Karen Mercedes wrote:
> Any advice, hints, tricks, etc. people can offer would be greatly > appreciated. Here's my problem:
> Then there's that high B in the Bizet - a whole different kettle of fish. > I don't know whether it's because it's at the end of that final run of > rapid "la la la"s or what, but I find that I can't > consistently produce it
> My suspicion is that, because of the lightness and rapidity of the whole > phrase preceding it, I'm not managing to create the full resonance that > just comes naturally when I sing the same note in the Verdi (actually it's > a high C flat in the Verdi, so arguably a hair's breadth HIGHER than the > note in the Bizet, which is a high B).

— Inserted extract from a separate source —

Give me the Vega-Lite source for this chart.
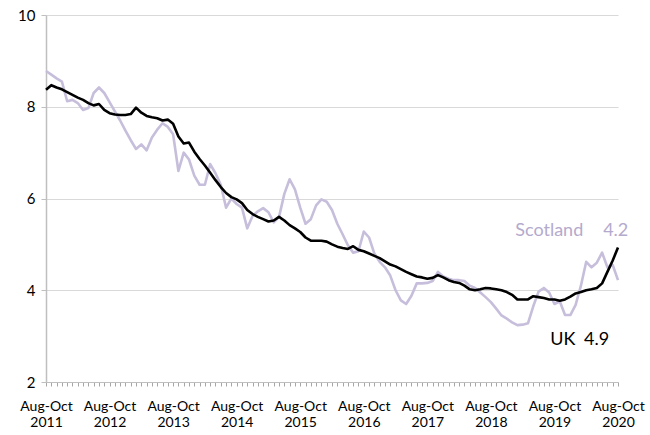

A teacher of mine likes to say, when working with singers on high notes: "The problem is never the high note. The problem is always the note before the high note." Then he works with the student to improve the singing of the notes preceding the high note, and "voila", the high note works every time. I've heard him work this successfully with many different singers, in a studio performance class environment.
I can think of two things that could be messing up those notes before the high note.
(1) Thinking "light" is not working for you. Stop thinking "light", and sing the phrase preceding the high note with your best technique - ignore what you think it "should" sound like, and just make it sound as good as it can sound. When the phrase is worked into your voice with your best technique, including the high note, only then try to find a way to chnage the dynamic or the timbre while still keeping the optimum technique and the high note working. Sometimes the idea of "soft" or "light" messes my technique up, and I have to substitute a qualitative thought that has nothing to do with a dynamic marking, going for the sense of the text, rather than a piano or pianissimo dynamic, i.e., the reason the composer wrote the "p" or "pp" in the music. For example, sexy, seductive, or whatever you have worked out as the subtext of your "la la la"s.
(2) the "L"s in the "la la la"s may be messing you up. Make sure the L's are done with just the tip of the tongue, and you don't even get a hint the idea of the "back" L we Americans use so often in speech. Perhaps practice on "da da da" instead and see if the phrase works better.